FRB Regulation and Oversight. The Dodd-Frank Act abolished the Office of Thrift Supervision and requires that thrifts and their affiliates be regulated and supervised by the Federal Reserve Board. Insurers that directly or indirectly own or control a thrift in the U.S. are therefore subject to Board oversight focusing on the group as a whole, with states remaining the principal regulators of insurers incorporated in their states. Consolidated supervision by the Board is likely to impact insurers with thrift affiliates in several respects, including through the eventual imposition of consolidated capital requirements by the Board at the holding company level. Several U.S. insurers have already divested or restructured their thrifts to avoid Board regulation and oversight.
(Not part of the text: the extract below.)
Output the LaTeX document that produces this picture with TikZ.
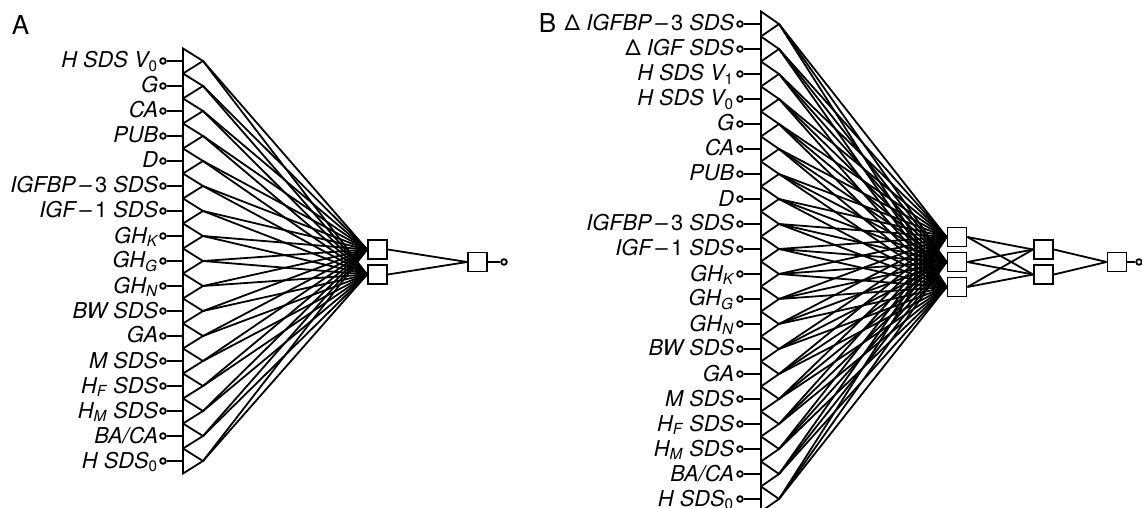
\documentclass[tikz,border=0pt]{standalone}
\usepackage{fontspec}
\setmainfont{TeX Gyre Heros}
\usepackage{tikz}
\usetikzlibrary{positioning}

\newcommand\sbx[1]{\textsubscript{#1}}

\begin{document}
\begin{tikzpicture}[
  x=0.5pt, y=-0.5pt, line width=0.9pt,
  inp/.style={circle, draw, fill=white, inner sep=0pt, minimum size=2.8pt},
  unit/.style={draw, fill=white, inner sep=0pt, minimum size=9.5pt},
  lab/.style={anchor=base east, inner sep=0pt, font=\fontsize{10.9}{13}\selectfont\itshape},
  panel/.style={anchor=north west, inner sep=0pt, font=\fontsize{13}{15}\selectfont}
]
\useasboundingbox (0,0) rectangle (1142,508);

% panel A
\node[panel] (pa) at (11,15) {A};
\foreach \name [count=\i from 0] in {H SDS V\sbx{\upshape 0}, G, CA, PUB, D,
    {IGFBP\,--\,{\upshape 3} SDS}, {IGF\,--\,{\upshape 1} SDS}, GH\sbx{K}, GH\sbx{G}, GH\sbx{N},
    BW SDS, GA, M SDS, H\sbx{F} SDS, H\sbx{M} SDS, BA/CA, H SDS\sbx{\upshape 0}} {
  \pgfmathsetmacro\yy{61+25*\i}
  \node[lab] (la\i) at (159,\yy+7) {\name};
  \node[inp] (ia\i) at (163,\yy) {};
  \coordinate (ba\i) at (183,\yy);
  \coordinate (ta\i) at (203,\yy);
  \draw (183,\yy-12.5) -- (ta\i) -- (183,\yy+12.5) -- cycle;
  \draw (ia\i) -- (ba\i);
}
\node[unit] (ha1) at (377.5,249.5) {};
\node[unit] (ha2) at (377.5,274.5) {};
\node[unit] (oa) at (477.5,262) {};
\node[inp] (ya) at (504,262) {};
\foreach \i in {0,...,16}
  \foreach \h in {1,2}
    \draw (ta\i) -- (ha\h.west);
\draw (ha1.east) -- (oa.west) (ha2.east) -- (oa.west);
\draw (oa) -- (ya);

% panel B
\node[panel] (pb) at (538,13) {B};
\foreach \name [count=\i from 0] in {{\upshape Δ} IGFBP\,--\,{\upshape 3} SDS, {\upshape Δ} IGF SDS,
    H SDS V\sbx{\upshape 1}, H SDS V\sbx{\upshape 0}, G, CA, PUB, D,
    {IGFBP\,--\,{\upshape 3} SDS}, {IGF\,--\,{\upshape 1} SDS}, GH\sbx{K}, GH\sbx{G}, GH\sbx{N},
    BW SDS, GA, M SDS, H\sbx{F} SDS, H\sbx{M} SDS, BA/CA, H SDS\sbx{\upshape 0}} {
  \pgfmathsetmacro\yy{24+25*\i}
  \node[lab] (lb\i) at (735,\yy+7) {\name};
  \node[inp] (ib\i) at (740,\yy) {};
  \coordinate (bb\i) at (761,\yy);
  \coordinate (tb\i) at (779,\yy);
  \draw (761,\yy-12.5) -- (tb\i) -- (761,\yy+12.5) -- cycle;
  \draw (ib\i) -- (bb\i);
}
\node[unit] (hb1) at (957,237) {};
\node[unit] (hb2) at (957,262) {};
\node[unit] (hb3) at (957,287) {};
\node[unit] (gb1) at (1043.5,249.5) {};
\node[unit] (gb2) at (1043.5,274.5) {};
\node[unit] (ob) at (1117,262) {};
\node[inp] (yb) at (1139,262) {};
\foreach \i in {0,...,19}
  \foreach \h in {1,2,3}
    \draw (tb\i) -- (hb\h.west);
\foreach \h in {1,2,3}
  \foreach \g in {1,2}
    \draw (hb\h.east) -- (gb\g.west);
\draw (gb1.east) -- (ob.west) (gb2.east) -- (ob.west);
\draw (ob) -- (yb);
\end{tikzpicture}
\end{document}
Derivatives Regulation. The Dodd-Frank Act contemplates wholesale reform of derivatives regulation, and requires the SEC and the Commodity Futures Trading Commission to engage in significant rulemaking to implement these reforms. Depending on the ultimate outcome of this rulemaking process, insurers’ derivatives activities may be impacted, including inter alia through the imposition of capital, margin, and other prudential regulatory requirements and through requirements that “over the counter” derivatives be traded on regulated exchanges.